Finally– a properly folded towels movement. Though I disagree with their methodology, I heartily support the effort.
See, y’all read this and think…um, what’s so hard about folding towels? You just fold them, right? Surely you’ve not gone to the dark side of towel-fascism?
And–most importantly– surely you are not complaining– out loud— about how someone else folds a towel? After all, it’s a towel you didn’t fold yourself!
I’m going to kick my toe in the sand and grin ruefully here, as I fully admit to being totally batshit about how my towels are folded.
I didn’t used to be. Seriously. I totally remember thinking my own beloved Nanny was totally batshit about the towel thing, after being lectured about how I had not only folded the towels wrong, but had also neglected to line up the seams properly. I mean, I fixed it–because even at 75 years old, 60 inches tall, and 80 lbs–she scared me into compliance. But in my head? I decided she had WAY too much free time and WAY too much OCD.

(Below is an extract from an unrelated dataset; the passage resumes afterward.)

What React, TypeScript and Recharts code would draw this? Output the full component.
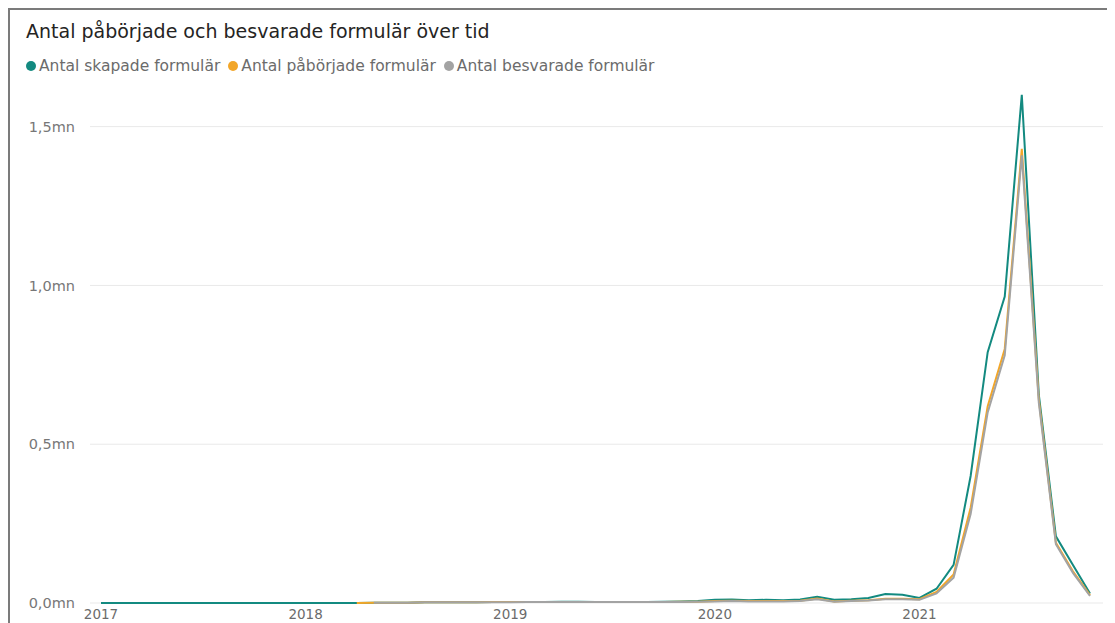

Then I moved to a Small House and became a Stay at Home Mom to Small People, quickly realizing that there are like 10 things in my life that I can fully and consistently control. And one of those things happens to be my towel folding methodology. At this point, my entire day can be totally ruined by looking into my teeny-tiny linen closet and seeing a torrential mess of jumbled, ill-folded bath towels. Beyond the visual affront, a full load of clean towels will simply not fit unless arranged properly. I mean, I stopped insisting that other people coordinate the towels into specific color stacks. And I’m only talking about two shelves of ordered happiness, having now long given up on anyone else turning the bottles label-side out, in line by size. That’s progress, people.
Yes, I do recognize how utterly unimportant and ridiculous this is in light of world hunger, deficits, and civil rights violations. But somewhere in my utterly non-linear ADHD brain I crave straight lines and order. My inability to attain this order in more than 2 shelves of towels is one of those big life failures I struggle with on a daily basis. So, dammit, just fold the damn towels the way I want them, and no one will get hurt.